AIM OF THE TASK: The lines to extract run from the first line of the material below to the line containing "0.0166, 0.0176, 0.0186, 0.0196, 0.0205]", both included; leave the pictures behind.
== COLLECTED MATERIAL ==
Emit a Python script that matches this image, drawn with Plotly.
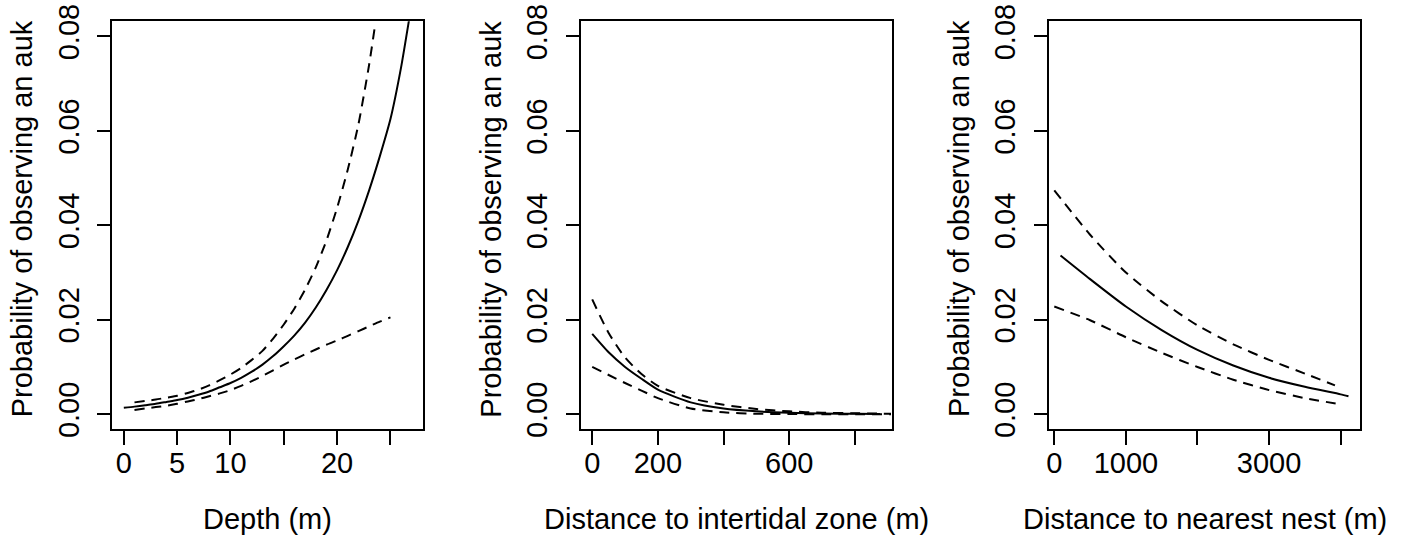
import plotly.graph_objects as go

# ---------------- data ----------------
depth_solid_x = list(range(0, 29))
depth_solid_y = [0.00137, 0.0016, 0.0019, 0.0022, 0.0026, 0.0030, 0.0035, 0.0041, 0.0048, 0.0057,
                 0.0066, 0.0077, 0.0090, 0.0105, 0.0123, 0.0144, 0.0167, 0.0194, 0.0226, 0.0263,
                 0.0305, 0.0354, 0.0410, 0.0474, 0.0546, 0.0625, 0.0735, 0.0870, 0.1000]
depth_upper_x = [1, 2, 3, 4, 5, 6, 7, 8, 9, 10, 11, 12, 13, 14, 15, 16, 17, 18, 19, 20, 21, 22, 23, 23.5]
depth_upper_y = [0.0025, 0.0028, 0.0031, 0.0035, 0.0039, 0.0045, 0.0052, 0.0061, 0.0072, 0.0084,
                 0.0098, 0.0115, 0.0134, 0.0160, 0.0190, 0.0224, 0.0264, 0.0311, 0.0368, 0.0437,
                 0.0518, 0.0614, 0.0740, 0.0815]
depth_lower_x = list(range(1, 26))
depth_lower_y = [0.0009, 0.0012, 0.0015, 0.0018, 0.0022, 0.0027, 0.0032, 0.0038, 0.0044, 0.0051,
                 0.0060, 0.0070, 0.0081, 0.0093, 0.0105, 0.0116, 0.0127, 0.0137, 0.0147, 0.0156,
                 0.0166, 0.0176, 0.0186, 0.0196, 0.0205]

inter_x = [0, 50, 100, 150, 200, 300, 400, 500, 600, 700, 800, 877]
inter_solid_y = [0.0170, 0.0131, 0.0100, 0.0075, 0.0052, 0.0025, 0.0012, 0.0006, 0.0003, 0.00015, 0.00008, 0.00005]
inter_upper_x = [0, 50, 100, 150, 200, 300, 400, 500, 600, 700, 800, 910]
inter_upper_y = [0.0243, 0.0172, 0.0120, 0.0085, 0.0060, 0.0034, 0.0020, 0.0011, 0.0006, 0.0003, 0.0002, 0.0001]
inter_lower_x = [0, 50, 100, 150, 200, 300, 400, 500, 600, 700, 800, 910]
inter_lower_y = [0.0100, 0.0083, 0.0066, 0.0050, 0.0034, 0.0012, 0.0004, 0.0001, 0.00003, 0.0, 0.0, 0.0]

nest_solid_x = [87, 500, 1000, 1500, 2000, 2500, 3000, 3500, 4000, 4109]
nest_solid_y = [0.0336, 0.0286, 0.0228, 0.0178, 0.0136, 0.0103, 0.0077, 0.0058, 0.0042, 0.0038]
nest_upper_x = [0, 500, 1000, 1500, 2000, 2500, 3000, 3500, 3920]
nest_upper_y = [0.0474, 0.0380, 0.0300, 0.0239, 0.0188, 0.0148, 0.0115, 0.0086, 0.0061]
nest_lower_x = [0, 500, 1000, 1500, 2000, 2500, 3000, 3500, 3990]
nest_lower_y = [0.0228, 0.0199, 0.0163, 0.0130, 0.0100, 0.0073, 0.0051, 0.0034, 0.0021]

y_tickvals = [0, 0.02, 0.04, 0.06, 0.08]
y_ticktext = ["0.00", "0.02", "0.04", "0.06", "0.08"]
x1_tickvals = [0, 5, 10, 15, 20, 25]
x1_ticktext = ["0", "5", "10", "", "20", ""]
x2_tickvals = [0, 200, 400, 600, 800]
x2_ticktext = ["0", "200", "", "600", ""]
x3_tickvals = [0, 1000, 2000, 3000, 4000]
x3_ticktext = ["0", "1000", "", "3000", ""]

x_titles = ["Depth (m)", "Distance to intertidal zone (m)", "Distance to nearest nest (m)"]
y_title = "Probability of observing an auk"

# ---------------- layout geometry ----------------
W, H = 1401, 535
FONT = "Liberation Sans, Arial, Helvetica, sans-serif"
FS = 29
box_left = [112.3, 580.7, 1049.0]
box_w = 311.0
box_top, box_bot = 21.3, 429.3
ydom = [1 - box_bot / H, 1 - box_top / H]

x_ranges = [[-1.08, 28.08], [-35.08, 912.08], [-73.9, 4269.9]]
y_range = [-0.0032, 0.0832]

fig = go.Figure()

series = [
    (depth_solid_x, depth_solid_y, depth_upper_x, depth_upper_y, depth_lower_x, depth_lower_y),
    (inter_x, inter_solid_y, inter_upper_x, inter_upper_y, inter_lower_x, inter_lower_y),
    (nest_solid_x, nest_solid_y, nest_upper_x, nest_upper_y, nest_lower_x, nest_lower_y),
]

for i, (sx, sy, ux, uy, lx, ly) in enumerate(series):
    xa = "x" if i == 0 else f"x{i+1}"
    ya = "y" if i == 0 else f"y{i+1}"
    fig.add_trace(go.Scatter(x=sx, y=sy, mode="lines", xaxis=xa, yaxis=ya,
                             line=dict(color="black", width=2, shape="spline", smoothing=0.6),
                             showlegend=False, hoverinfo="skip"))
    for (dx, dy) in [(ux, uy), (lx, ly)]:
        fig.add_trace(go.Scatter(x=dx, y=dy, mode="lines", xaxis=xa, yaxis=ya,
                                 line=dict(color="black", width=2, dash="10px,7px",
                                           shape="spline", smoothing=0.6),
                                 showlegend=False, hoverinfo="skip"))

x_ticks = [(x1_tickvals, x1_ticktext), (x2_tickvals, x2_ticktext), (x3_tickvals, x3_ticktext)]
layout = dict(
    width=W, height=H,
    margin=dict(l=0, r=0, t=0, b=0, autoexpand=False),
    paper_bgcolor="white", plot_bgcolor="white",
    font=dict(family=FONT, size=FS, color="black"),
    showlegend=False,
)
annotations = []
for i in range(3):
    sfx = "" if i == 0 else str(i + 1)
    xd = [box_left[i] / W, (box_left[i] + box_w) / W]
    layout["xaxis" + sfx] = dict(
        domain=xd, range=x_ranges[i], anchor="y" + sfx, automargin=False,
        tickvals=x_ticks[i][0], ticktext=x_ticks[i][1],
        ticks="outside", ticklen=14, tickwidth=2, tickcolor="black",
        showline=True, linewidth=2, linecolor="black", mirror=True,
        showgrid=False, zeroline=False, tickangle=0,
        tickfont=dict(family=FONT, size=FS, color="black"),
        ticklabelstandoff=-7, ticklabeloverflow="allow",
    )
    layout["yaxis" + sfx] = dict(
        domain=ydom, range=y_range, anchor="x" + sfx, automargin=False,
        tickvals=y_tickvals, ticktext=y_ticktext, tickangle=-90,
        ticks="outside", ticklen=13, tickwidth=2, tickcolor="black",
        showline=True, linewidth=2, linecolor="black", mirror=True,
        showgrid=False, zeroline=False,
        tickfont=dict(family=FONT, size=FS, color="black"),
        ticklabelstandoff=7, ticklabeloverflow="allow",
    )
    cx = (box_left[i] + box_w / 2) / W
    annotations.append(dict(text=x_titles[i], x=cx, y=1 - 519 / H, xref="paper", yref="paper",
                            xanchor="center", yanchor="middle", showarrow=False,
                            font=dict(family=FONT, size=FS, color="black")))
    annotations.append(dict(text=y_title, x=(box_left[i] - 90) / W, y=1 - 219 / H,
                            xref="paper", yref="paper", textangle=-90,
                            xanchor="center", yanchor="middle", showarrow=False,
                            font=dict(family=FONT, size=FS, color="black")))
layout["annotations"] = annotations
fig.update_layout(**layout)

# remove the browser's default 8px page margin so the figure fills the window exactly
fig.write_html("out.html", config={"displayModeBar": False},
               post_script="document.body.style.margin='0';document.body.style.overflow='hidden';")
===
RESPONSE:
Emit a Python script that matches this image, drawn with Plotly.
import plotly.graph_objects as go

# ---------------- data ----------------
depth_solid_x = list(range(0, 29))
depth_solid_y = [0.00137, 0.0016, 0.0019, 0.0022, 0.0026, 0.0030, 0.0035, 0.0041, 0.0048, 0.0057,
                 0.0066, 0.0077, 0.0090, 0.0105, 0.0123, 0.0144, 0.0167, 0.0194, 0.0226, 0.0263,
                 0.0305, 0.0354, 0.0410, 0.0474, 0.0546, 0.0625, 0.0735, 0.0870, 0.1000]
depth_upper_x = [1, 2, 3, 4, 5, 6, 7, 8, 9, 10, 11, 12, 13, 14, 15, 16, 17, 18, 19, 20, 21, 22, 23, 23.5]
depth_upper_y = [0.0025, 0.0028, 0.0031, 0.0035, 0.0039, 0.0045, 0.0052, 0.0061, 0.0072, 0.0084,
                 0.0098, 0.0115, 0.0134, 0.0160, 0.0190, 0.0224, 0.0264, 0.0311, 0.0368, 0.0437,
                 0.0518, 0.0614, 0.0740, 0.0815]
depth_lower_x = list(range(1, 26))
depth_lower_y = [0.0009, 0.0012, 0.0015, 0.0018, 0.0022, 0.0027, 0.0032, 0.0038, 0.0044, 0.0051,
                 0.0060, 0.0070, 0.0081, 0.0093, 0.0105, 0.0116, 0.0127, 0.0137, 0.0147, 0.0156,
                 0.0166, 0.0176, 0.0186, 0.0196, 0.0205]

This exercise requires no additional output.